Non è la prima volta che si accende il dibattito sull’abbigliamento delle donne musulmane, sui diritti religiosi, sulla compatibilità con le consuetudini dello Stato di accoglienza, sul rispetto delle singole identità, sull’educazione alla tolleranza, sulle strategie di integrazione. Si continua ad assistere ad un vero e proprio delirio di ipotesi, ad una verbosità tanto ossessiva quanto è inutile, ad una impotente esibizione di più o meno onesti chiacchieroni.

In tempi non sospetti qualcuno ha precisato che più uno Stato è corrotto e fallimentare, più leggi vengono promulgate.

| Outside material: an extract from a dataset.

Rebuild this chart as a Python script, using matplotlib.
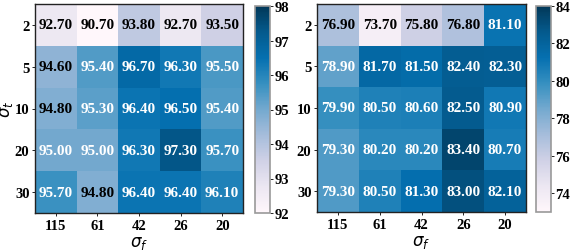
import numpy as np
import matplotlib
matplotlib.use("Agg")
import matplotlib.pyplot as plt
from matplotlib import colors

plt.rcParams["font.family"] = ["Liberation Serif", "DejaVu Serif"]
plt.rcParams["mathtext.fontset"] = "dejavusans"

# ─── DATA ─────────────────────────────────────────────────────────────────────
sigma_f = ["115", "61", "42", "26", "20"]
sigma_t = ["2", "5", "10", "20", "30"]

acc_left = np.array([
    [92.70, 90.70, 93.80, 92.70, 93.50],
    [94.60, 95.40, 96.70, 96.30, 95.50],
    [94.80, 95.30, 96.40, 96.50, 95.40],
    [95.00, 95.00, 96.30, 97.30, 95.70],
    [95.70, 94.80, 96.40, 96.40, 96.10],
])
acc_right = np.array([
    [76.90, 73.70, 75.80, 76.80, 81.10],
    [78.90, 81.70, 81.50, 82.40, 82.30],
    [79.90, 80.50, 80.60, 82.50, 80.90],
    [79.30, 80.20, 80.20, 83.40, 80.70],
    [79.30, 80.50, 81.30, 83.00, 82.10],
])
left_range = (92, 98)
right_range = (73, 84)
left_ticks = [92, 93, 94, 95, 96, 97, 98]
right_ticks = [74, 76, 78, 80, 82, 84]
# ──────────────────────────────────────────────────────────────────────────────


def draw(fig, ax_rect, cax_rect, data, vrange, ticks, show_ylabel):
    ax = fig.add_axes(ax_rect)
    cax = fig.add_axes(cax_rect)
    cmap = plt.get_cmap("PuBu")
    norm = colors.Normalize(vmin=vrange[0], vmax=vrange[1])
    im = ax.imshow(data, cmap=cmap, norm=norm, aspect="auto")

    for i in range(data.shape[0]):
        for j in range(data.shape[1]):
            col = "black" if norm(data[i, j]) < 0.49 else "white"
            ax.text(j, i, f"{data[i, j]:.2f}", ha="center", va="center",
                    color=col, fontsize=11, fontweight="bold")

    ax.set_xticks(range(len(sigma_f)))
    ax.set_xticklabels(sigma_f, fontsize=10.5, fontweight="bold")
    ax.set_yticks(range(len(sigma_t)))
    ax.set_yticklabels(sigma_t, fontsize=10.5, fontweight="bold")
    ax.tick_params(length=2, width=0.6, pad=2)
    ax.set_xlabel(r"$\sigma_f$", fontsize=12)
    ax.xaxis.set_label_coords(0.5, -0.1)
    if show_ylabel:
        ax.set_ylabel(r"$\sigma_t$", fontsize=12)
        ax.yaxis.set_label_coords(-0.098, 0.5)
    for s in ax.spines.values():
        s.set_linewidth(1.0)
        s.set_color("#222222")

    cb = fig.colorbar(im, cax=cax, ticks=ticks)
    cb.outline.set_edgecolor("#999999")
    cb.outline.set_linewidth(1.2)
    cax.tick_params(length=2, width=0.6, pad=1, labelsize=10.5)
    for lab in cax.get_yticklabels():
        lab.set_fontweight("bold")
    return ax


fig = plt.figure(figsize=(5.7, 2.51), dpi=100)
draw(fig, [35 / 570, 37 / 251, 208 / 570, 209 / 251],
     [255 / 570, 37 / 251, 15 / 570, 207 / 251],
     acc_left, left_range, left_ticks, True)
draw(fig, [317 / 570, 38 / 251, 209 / 570, 208 / 251],
     [536 / 570, 38 / 251, 15 / 570, 206 / 251],
     acc_right, right_range, right_ticks, False)

fig.savefig("out.png", dpi=100)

Mi pare che il nostro confermi ampiamente questa antica ipotesi.

l problema essenziale, però, è sicuramente difficile da affrontare. Siamo di fronte a una confusione non solo concettuale, ma ad una vera e propria alterazione dell’idea stessa di Stato e di politica. Senza scomodare Carl Schmitt, cerchiamo di chiarire questa questione nei termini più semplici possibili.

Fintanto che ci sarà una disordinata commistione tra l’azione politica e la pratica amministrativa anche la più piccola organizzazione sociale sarà predisposta alla paralisi e alla confusione. Essere un eccellente politico non significa saper affrontare i problemi pratici e le questioni burocratiche, così per un encomiabile tecnico in ambito economico, logistico o gestionale non è scontata la capacità di visione e di fantasia in senso sistemico e non parcellizzato.

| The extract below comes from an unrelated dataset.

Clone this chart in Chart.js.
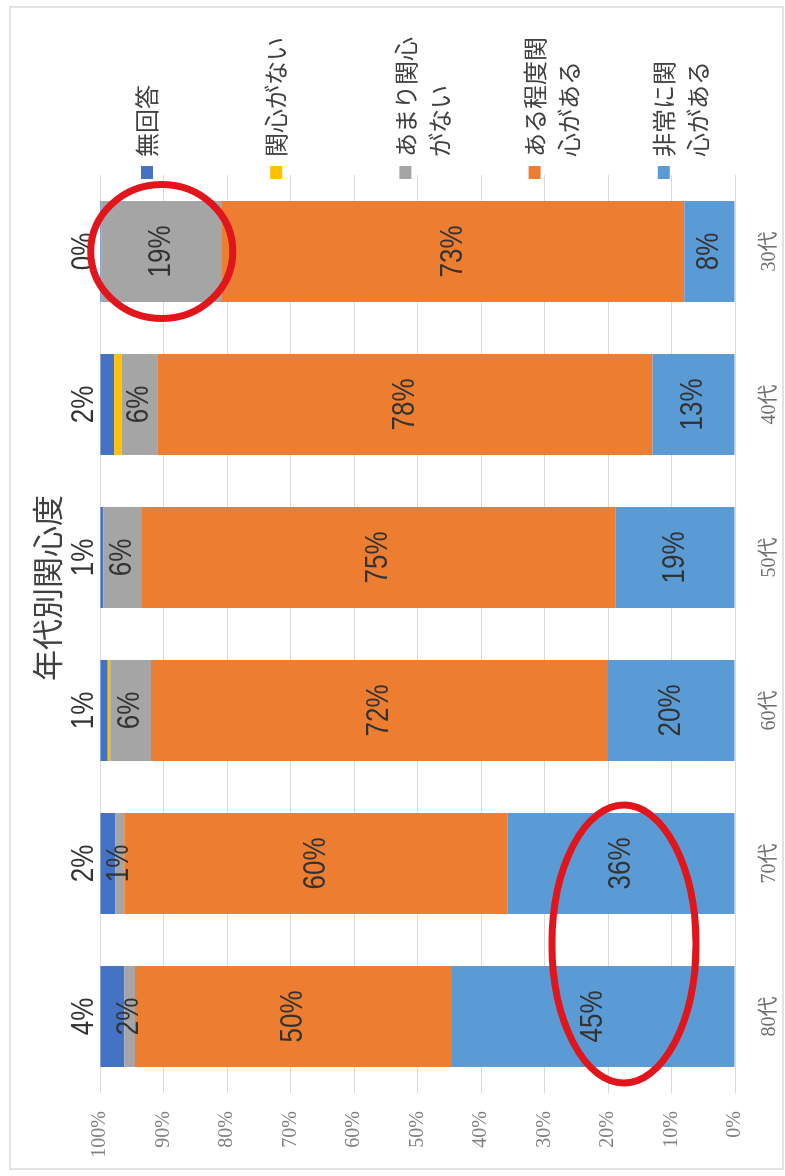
<!DOCTYPE html>
<html lang="ja">
<head>
<meta charset="utf-8">
<title>年代別関心度</title>
<script src="https://cdn.jsdelivr.net/npm/chart.js@4.4.1/dist/chart.umd.min.js"></script>
<style>
  html, body { margin: 0; padding: 0; background: #fff; overflow: hidden; }
  body { width: 785px; height: 1176px; position: relative; }
  /* グラフは横長で描いて、縦向きに回転して表示する */
  #wrap {
    position: absolute; left: 0; top: 0;
    width: 1176px; height: 785px;
    transform-origin: 0 0;
    transform: translate(0px, 1176px) rotate(-90deg);
  }
</style>
</head>
<body>
<div id="wrap"><canvas id="chart" width="1176" height="785"></canvas></div>
<script>
// 年代
const ageGroups = ['80代', '70代', '60代', '50代', '40代', '30代'];

// 回答割合 (%)
const veryInterested     = [44.6, 35.8, 20.0, 18.8, 13.0,  8.0];
const somewhatInterested = [49.9, 60.4, 72.0, 74.6, 78.0, 72.8];
const notVeryInterested  = [ 1.7,  1.4,  6.4,  6.1,  5.6, 19.0];
const notInterested      = [ 0.0,  0.0,  0.4,  0.0,  1.2,  0.0];
const noAnswer           = [ 3.8,  2.4,  1.2,  0.5,  2.2,  0.2];

// 凡例の表示 (折り返し済み)
const legendLines = {
  '無回答': ['無回答'],
  '関心がない': ['関心がない'],
  'あまり関心がない': ['あまり関心', 'がない'],
  'ある程度関心がある': ['ある程度関', '心がある'],
  '非常に関心がある': ['非常に関', '心がある']
};

const COLORS = {
  lightBlue: '#5B9BD5',
  orange: '#ED7D31',
  gray: '#A5A5A5',
  yellow: '#FFC000',
  darkBlue: '#4472C4'
};

function makeSet(label, data, color, extra) {
  return Object.assign({
    label: label,
    data: data,
    backgroundColor: color,
    borderWidth: 0,
    barPercentage: 0.66,
    categoryPercentage: 1.0
  }, extra || {});
}

// 背景と外枠
const framePlugin = {
  id: 'frame',
  beforeDraw(chart) {
    const ctx = chart.ctx;
    ctx.save();
    ctx.fillStyle = '#fff';
    ctx.fillRect(0, 0, chart.width, chart.height);
    ctx.strokeStyle = '#d9d9d9';
    ctx.lineWidth = 1.5;
    ctx.strokeRect(7, 10, 1162, 773);
    ctx.restore();
  }
};

// 各区間のパーセント表示
const valueLabelPlugin = {
  id: 'valueLabels',
  afterDatasetsDraw(chart) {
    const ctx = chart.ctx;
    ctx.save();
    ctx.font = '26px "Liberation Sans", Arial, sans-serif';
    ctx.fillStyle = '#333';
    ctx.textAlign = 'center';
    ctx.textBaseline = 'middle';
    chart.data.datasets.forEach((ds, i) => {
      if (ds.noLabel) return;
      const meta = chart.getDatasetMeta(i);
      meta.data.forEach((bar, j) => {
        const p = bar.getProps(['x', 'y', 'base'], true);
        let cy = (p.y + p.base) / 2;
        if (ds.labelOutside) cy = Math.min(p.y, p.base) - 16;
        ctx.save();
        ctx.translate(p.x, cy);
        ctx.scale(1, 1.2);
        ctx.fillText(Math.round(ds.data[j]) + '%', 0, 0);
        ctx.restore();
      });
    });
    ctx.restore();
  }
};

// 右側の凡例 (上から無回答 → 非常に関心がある)
const legendPlugin = {
  id: 'sideLegend',
  afterDraw(chart) {
    const ctx = chart.ctx;
    const left = chart.chartArea.right - 4;
    const sets = chart.data.datasets.slice().reverse();
    ctx.save();
    ctx.font = '24px "Noto Sans CJK JP", sans-serif';
    ctx.textAlign = 'left';
    ctx.textBaseline = 'middle';
    sets.forEach((ds, k) => {
      const cy = 147 + k * 129.2;
      ctx.fillStyle = ds.backgroundColor;
      ctx.fillRect(left, cy - 6, 13, 12);
      ctx.fillStyle = '#404040';
      (legendLines[ds.label] || [ds.label]).forEach((line, n) => {
        ctx.fillText(line, left + 22, cy + n * 34);
      });
    });
    ctx.restore();
  }
};

// 赤丸の書き込み
const markPlugin = {
  id: 'redMarks',
  afterDraw(chart) {
    const ctx = chart.ctx;
    const xs = chart.scales.x;
    const ys = chart.scales.y;
    const grayBar = chart.getDatasetMeta(2).data[5].getProps(['x', 'y', 'base'], true);
    ctx.save();
    ctx.strokeStyle = '#E0161C';
    ctx.lineWidth = 7;
    ctx.beginPath();
    ctx.ellipse(grayBar.x, (grayBar.y + grayBar.base) / 2, 67, 71, 0, 0, Math.PI * 2);
    ctx.stroke();
    ctx.beginPath();
    ctx.ellipse(xs.getPixelForValue(0.5) - 4, ys.getPixelForValue(17.5), 139, 72, 0, 0, Math.PI * 2);
    ctx.stroke();
    ctx.restore();
  }
};

const chart = new Chart(document.getElementById('chart'), {
  type: 'bar',
  data: {
    labels: ageGroups,
    datasets: [
      makeSet('非常に関心がある', veryInterested, COLORS.lightBlue),
      makeSet('ある程度関心がある', somewhatInterested, COLORS.orange),
      makeSet('あまり関心がない', notVeryInterested, COLORS.gray),
      makeSet('関心がない', notInterested, COLORS.yellow, { noLabel: true }),
      makeSet('無回答', noAnswer, COLORS.darkBlue, { labelOutside: true })
    ]
  },
  options: {
    responsive: false,
    animation: false,
    devicePixelRatio: 1,
    layout: { padding: 0 },
    plugins: {
      legend: { display: false },
      tooltip: { enabled: false },
      title: {
        display: true,
        text: '年代別関心度',
        color: '#404040',
        font: { family: '"Noto Sans CJK JP", sans-serif', size: 31, weight: 'normal' },
        padding: { top: 29, bottom: 34 }
      }
    },
    scales: {
      x: {
        stacked: true,
        grid: { display: false },
        border: { display: false },
        ticks: {
          color: '#6f6f6f',
          font: { family: '"Liberation Serif", "Noto Sans CJK JP", serif', size: 20 },
          padding: 15
        },
        afterFit(s) { s.height = 50; }
      },
      y: {
        stacked: true,
        min: 0,
        max: 100,
        grid: { color: '#d9d9d9', drawTicks: false },
        border: { display: false },
        ticks: {
          stepSize: 10,
          color: '#7f7f7f',
          font: { family: '"Liberation Serif", serif', size: 20 },
          padding: 18,
          callback: v => v + '%'
        },
        afterFit(s) { s.width = 83; }
      },
      // 凡例用の余白
      legendSpace: {
        type: 'linear',
        position: 'right',
        display: true,
        grid: { display: false },
        border: { display: false },
        ticks: { display: false },
        afterFit(s) { s.width = 175; }
      }
    }
  },
  plugins: [framePlugin, valueLabelPlugin, legendPlugin, markPlugin]
});
</script>
</body>
</html>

Andare in spiaggia vestite, l’uso del chador o dell’hijab o del niqāb o del burqa, il divieto della musica o della ginnastica non sono questioni affrontabili con indicazioni di buon gusto, prescrizioni di buon senso: sono consuetudini storiche e sociali che possono essere perfettamente inserite nel contesto di origine.

Altro è quando questi costumi specifici contrastano con il nuovo contesto di appartenenza, quando minoranze agguerrite cercano di imporsi all’istituzioni preesistenti, quando queste istituzioni si trovano costrette a mediare e a scendere a patti quotidianamente.

La classe politica borghese e democratica, che Donoso Cortes definiva degli habladores, dei desquisitores, legifera, consiglia, raccomanda, spiega, suggerisce, ammonisce, esorta, sollecita ed altre amene tanto suggestive quanto inutili indicazioni. Questa è la mentalità del burocrate, che non sogna, che non immagina, che non è in sé la potenza, e che crede di risolvere tutto con le scartoffie.

Il politico no. Il politico conosce la propria storia, si impegna a costruire il proprio destino, si concentra quotidianamente sulla realizzazione della sua visione del mondo. È stato un filosofo, e non un tecnico, a ideare il programma telematico per i medici: si dimostra la differenza tra chi si concentra sul dito e chi scrive un sonetto alla luna.